* [Exercise description]
Omit all images, then return the remaining material exactly as it stands.

* [Data segment]
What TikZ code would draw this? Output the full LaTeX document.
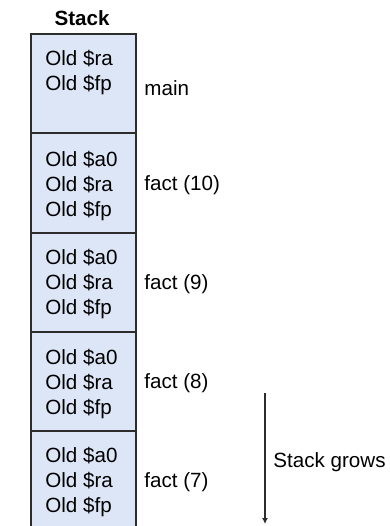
\documentclass[tikz,border=0pt]{standalone}
\usepackage{fontspec}
\usetikzlibrary{arrows.meta}
\setmainfont{Liberation Sans}
\definecolor{framefill}{RGB}{221,230,246}
\definecolor{edge}{RGB}{45,45,45}
\tikzset{
  frame/.style={draw=edge, line width=0.75pt, fill=framefill, minimum width=52.5pt, inner sep=0pt, anchor=north west},
  regs/.style={align=left, anchor=west, inner sep=0pt, font=\fontsize{10.3}{12.5}\selectfont},
  lbl/.style={anchor=west, inner sep=0pt, font=\fontsize{10.3}{12.5}\selectfont},
}
\begin{document}
\begin{tikzpicture}[x=0.5pt,y=-0.5pt]
\useasboundingbox (0,0) rectangle (390,526);
\node[frame, minimum height=49.5pt] (f0) at (30,33) {};
\node[frame, minimum height=50pt] (f1) at (30,132) {};
\node[frame, minimum height=49.5pt] (f2) at (30,232) {};
\node[frame, minimum height=49.5pt] (f3) at (30,331) {};
\node[frame, minimum height=60pt] (f4) at (30,430) {};
\node[font=\bfseries\fontsize{10.3}{12.5}\selectfont] (title) at (82,18) {Stack};
\node[regs] (r0) at (45,73) {Old \$ra\\Old \$fp};
\node[regs] (r1) at (45,186) {Old \$a0\\Old \$ra\\Old \$fp};
\node[regs] (r2) at (45,284) {Old \$a0\\Old \$ra\\Old \$fp};
\node[regs] (r3) at (45,384) {Old \$a0\\Old \$ra\\Old \$fp};
\node[regs] (r4) at (45,482) {Old \$a0\\Old \$ra\\Old \$fp};
\node[lbl] (l0) at (144,88) {main};
\node[lbl] (l1) at (144,185) {fact (10)};
\node[lbl] (l2) at (144,284) {fact (9)};
\node[lbl] (l3) at (144,383) {fact (8)};
\node[lbl] (l4) at (144,482) {fact (7)};
\coordinate (gtop) at (265,393);
\coordinate (gbot) at (265,524);
\draw[edge, line width=0.7pt, -{Latex[length=3pt,width=3pt]}] (gtop) -- (gbot);
\node[lbl] (grow) at (273,462) {Stack grows};
\end{tikzpicture}
\end{document}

* [Solution to the exercise]
What TikZ code would draw this? Output the full LaTeX document.
\documentclass[tikz,border=0pt]{standalone}
\usepackage{fontspec}
\usetikzlibrary{arrows.meta}
\setmainfont{Liberation Sans}
\definecolor{framefill}{RGB}{221,230,246}
\definecolor{edge}{RGB}{45,45,45}
\tikzset{
  frame/.style={draw=edge, line width=0.75pt, fill=framefill, minimum width=52.5pt, inner sep=0pt, anchor=north west},
  regs/.style={align=left, anchor=west, inner sep=0pt, font=\fontsize{10.3}{12.5}\selectfont},
  lbl/.style={anchor=west, inner sep=0pt, font=\fontsize{10.3}{12.5}\selectfont},
}
\begin{document}
\begin{tikzpicture}[x=0.5pt,y=-0.5pt]
\useasboundingbox (0,0) rectangle (390,526);
\node[frame, minimum height=49.5pt] (f0) at (30,33) {};
\node[frame, minimum height=50pt] (f1) at (30,132) {};
\node[frame, minimum height=49.5pt] (f2) at (30,232) {};
\node[frame, minimum height=49.5pt] (f3) at (30,331) {};
\node[frame, minimum height=60pt] (f4) at (30,430) {};
\node[font=\bfseries\fontsize{10.3}{12.5}\selectfont] (title) at (82,18) {Stack};
\node[regs] (r0) at (45,73) {Old \$ra\\Old \$fp};
\node[regs] (r1) at (45,186) {Old \$a0\\Old \$ra\\Old \$fp};
\node[regs] (r2) at (45,284) {Old \$a0\\Old \$ra\\Old \$fp};
\node[regs] (r3) at (45,384) {Old \$a0\\Old \$ra\\Old \$fp};
\node[regs] (r4) at (45,482) {Old \$a0\\Old \$ra\\Old \$fp};
\node[lbl] (l0) at (144,88) {main};
\node[lbl] (l1) at (144,185) {fact (10)};
\node[lbl] (l2) at (144,284) {fact (9)};
\node[lbl] (l3) at (144,383) {fact (8)};
\node[lbl] (l4) at (144,482) {fact (7)};
\coordinate (gtop) at (265,393);
\coordinate (gbot) at (265,524);
\draw[edge, line width=0.7pt, -{Latex[length=3pt,width=3pt]}] (gtop) -- (gbot);
\node[lbl] (grow) at (273,462) {Stack grows};
\end{tikzpicture}
\end{document}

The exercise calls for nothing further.